- [Task goal] All of the data that follows should be retyped exactly, please, except the pictures.

- [Recorded information]
--- Start ---
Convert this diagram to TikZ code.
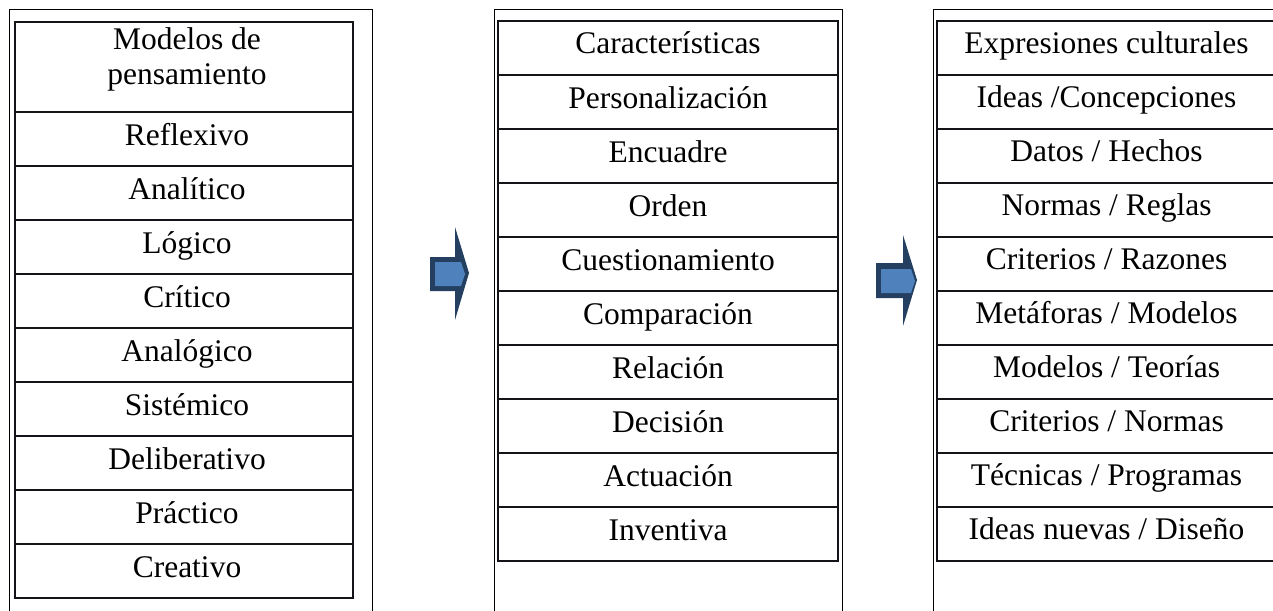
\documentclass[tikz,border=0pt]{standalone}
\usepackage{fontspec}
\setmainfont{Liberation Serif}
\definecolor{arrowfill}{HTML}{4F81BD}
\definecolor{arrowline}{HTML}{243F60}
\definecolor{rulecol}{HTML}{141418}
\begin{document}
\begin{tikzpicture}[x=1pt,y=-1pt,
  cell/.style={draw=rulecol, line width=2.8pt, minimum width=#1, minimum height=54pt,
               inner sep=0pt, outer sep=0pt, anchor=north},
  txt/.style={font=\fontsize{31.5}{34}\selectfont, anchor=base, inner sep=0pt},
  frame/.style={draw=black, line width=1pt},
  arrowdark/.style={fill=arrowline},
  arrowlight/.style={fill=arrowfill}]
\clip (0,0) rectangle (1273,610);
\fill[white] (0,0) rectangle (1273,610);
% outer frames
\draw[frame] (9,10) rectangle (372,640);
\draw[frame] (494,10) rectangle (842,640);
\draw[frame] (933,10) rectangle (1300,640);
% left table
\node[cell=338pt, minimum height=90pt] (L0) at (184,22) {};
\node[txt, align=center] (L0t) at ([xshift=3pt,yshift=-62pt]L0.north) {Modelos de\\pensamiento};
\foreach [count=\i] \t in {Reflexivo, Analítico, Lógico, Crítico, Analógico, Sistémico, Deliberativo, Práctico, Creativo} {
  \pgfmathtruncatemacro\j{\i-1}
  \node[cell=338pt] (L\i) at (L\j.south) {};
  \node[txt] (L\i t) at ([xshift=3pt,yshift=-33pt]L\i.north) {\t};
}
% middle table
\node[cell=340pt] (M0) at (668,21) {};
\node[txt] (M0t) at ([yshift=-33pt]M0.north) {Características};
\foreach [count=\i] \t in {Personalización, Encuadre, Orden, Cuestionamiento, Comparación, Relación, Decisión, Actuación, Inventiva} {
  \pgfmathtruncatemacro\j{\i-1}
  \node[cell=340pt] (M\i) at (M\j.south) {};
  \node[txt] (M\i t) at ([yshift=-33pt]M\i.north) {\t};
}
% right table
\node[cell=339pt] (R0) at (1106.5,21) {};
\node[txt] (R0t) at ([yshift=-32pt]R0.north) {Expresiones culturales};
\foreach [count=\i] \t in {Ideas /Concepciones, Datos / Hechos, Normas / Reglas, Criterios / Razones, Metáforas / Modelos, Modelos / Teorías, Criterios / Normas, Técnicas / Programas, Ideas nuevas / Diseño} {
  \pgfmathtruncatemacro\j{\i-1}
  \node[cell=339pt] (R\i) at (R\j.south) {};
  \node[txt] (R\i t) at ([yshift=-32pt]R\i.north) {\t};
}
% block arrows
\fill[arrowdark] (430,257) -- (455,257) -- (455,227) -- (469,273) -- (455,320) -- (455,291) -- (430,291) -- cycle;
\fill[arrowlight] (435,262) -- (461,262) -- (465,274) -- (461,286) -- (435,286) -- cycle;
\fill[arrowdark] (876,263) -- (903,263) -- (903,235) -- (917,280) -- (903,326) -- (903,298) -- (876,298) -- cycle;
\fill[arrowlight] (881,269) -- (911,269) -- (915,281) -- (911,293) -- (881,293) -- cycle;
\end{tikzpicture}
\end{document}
--- End ---
- [Result of this task]
Convert this diagram to TikZ code.
\documentclass[tikz,border=0pt]{standalone}
\usepackage{fontspec}
\setmainfont{Liberation Serif}
\definecolor{arrowfill}{HTML}{4F81BD}
\definecolor{arrowline}{HTML}{243F60}
\definecolor{rulecol}{HTML}{141418}
\begin{document}
\begin{tikzpicture}[x=1pt,y=-1pt,
  cell/.style={draw=rulecol, line width=2.8pt, minimum width=#1, minimum height=54pt,
               inner sep=0pt, outer sep=0pt, anchor=north},
  txt/.style={font=\fontsize{31.5}{34}\selectfont, anchor=base, inner sep=0pt},
  frame/.style={draw=black, line width=1pt},
  arrowdark/.style={fill=arrowline},
  arrowlight/.style={fill=arrowfill}]
\clip (0,0) rectangle (1273,610);
\fill[white] (0,0) rectangle (1273,610);
% outer frames
\draw[frame] (9,10) rectangle (372,640);
\draw[frame] (494,10) rectangle (842,640);
\draw[frame] (933,10) rectangle (1300,640);
% left table
\node[cell=338pt, minimum height=90pt] (L0) at (184,22) {};
\node[txt, align=center] (L0t) at ([xshift=3pt,yshift=-62pt]L0.north) {Modelos de\\pensamiento};
\foreach [count=\i] \t in {Reflexivo, Analítico, Lógico, Crítico, Analógico, Sistémico, Deliberativo, Práctico, Creativo} {
  \pgfmathtruncatemacro\j{\i-1}
  \node[cell=338pt] (L\i) at (L\j.south) {};
  \node[txt] (L\i t) at ([xshift=3pt,yshift=-33pt]L\i.north) {\t};
}
% middle table
\node[cell=340pt] (M0) at (668,21) {};
\node[txt] (M0t) at ([yshift=-33pt]M0.north) {Características};
\foreach [count=\i] \t in {Personalización, Encuadre, Orden, Cuestionamiento, Comparación, Relación, Decisión, Actuación, Inventiva} {
  \pgfmathtruncatemacro\j{\i-1}
  \node[cell=340pt] (M\i) at (M\j.south) {};
  \node[txt] (M\i t) at ([yshift=-33pt]M\i.north) {\t};
}
% right table
\node[cell=339pt] (R0) at (1106.5,21) {};
\node[txt] (R0t) at ([yshift=-32pt]R0.north) {Expresiones culturales};
\foreach [count=\i] \t in {Ideas /Concepciones, Datos / Hechos, Normas / Reglas, Criterios / Razones, Metáforas / Modelos, Modelos / Teorías, Criterios / Normas, Técnicas / Programas, Ideas nuevas / Diseño} {
  \pgfmathtruncatemacro\j{\i-1}
  \node[cell=339pt] (R\i) at (R\j.south) {};
  \node[txt] (R\i t) at ([yshift=-32pt]R\i.north) {\t};
}
% block arrows
\fill[arrowdark] (430,257) -- (455,257) -- (455,227) -- (469,273) -- (455,320) -- (455,291) -- (430,291) -- cycle;
\fill[arrowlight] (435,262) -- (461,262) -- (465,274) -- (461,286) -- (435,286) -- cycle;
\fill[arrowdark] (876,263) -- (903,263) -- (903,235) -- (917,280) -- (903,326) -- (903,298) -- (876,298) -- cycle;
\fill[arrowlight] (881,269) -- (911,269) -- (915,281) -- (911,293) -- (881,293) -- cycle;
\end{tikzpicture}
\end{document}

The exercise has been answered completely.